Let $f:[a,b) \to \mathbb{R}$ be a strictly monotone increasing continuous function on a half closed interval $[a,b)$, and let $d$ be a real number.
Prove that if $f$ is bounded above and $d = \sup{f}$, then $\lim_{x \to b^{-}}f(x) = d$
I've written a solution to this, partially based on what I've seen before so it is regurgitated:
Solution:
Let $\epsilon > 0$. We are given that $d = \sup{f}$ as such by definition $d - \epsilon$ is not a supremum. This means there exists some $c < b$ such that $d - \epsilon < f(c)$. Let $\delta = b-c$. Therefore if $x < b$ and $b-x < \delta$ then we have $c < x < b$ and by monotonicity we have $d-\epsilon < f(c) < f(x) < d$. So by definition the limit is proven to exist.

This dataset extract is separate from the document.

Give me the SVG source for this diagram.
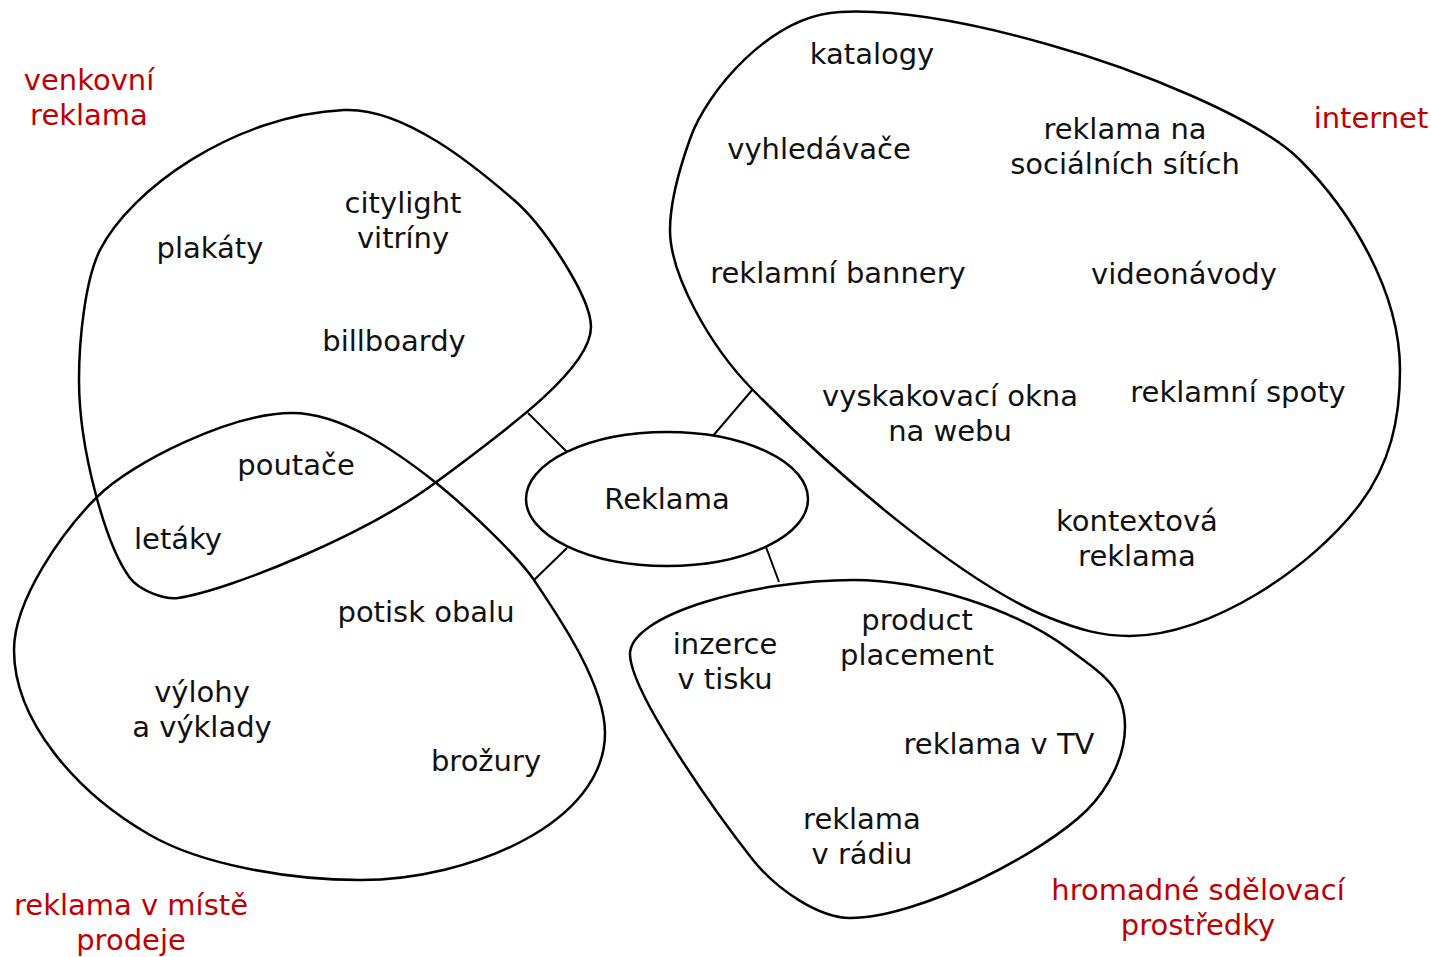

My questions come about in trying to reason out the choice of $\delta = b - c$ and how are we able to introduce the conditions: "if $x < b$" and "$b - x < \delta$"? I understand why this is a good choice for $\delta$, but I can't put the "thought process" I should be having to get it. The last few questions I've had on here revolve around this idea. I'm working on structuring my thinking instead of just throwing things against the wall.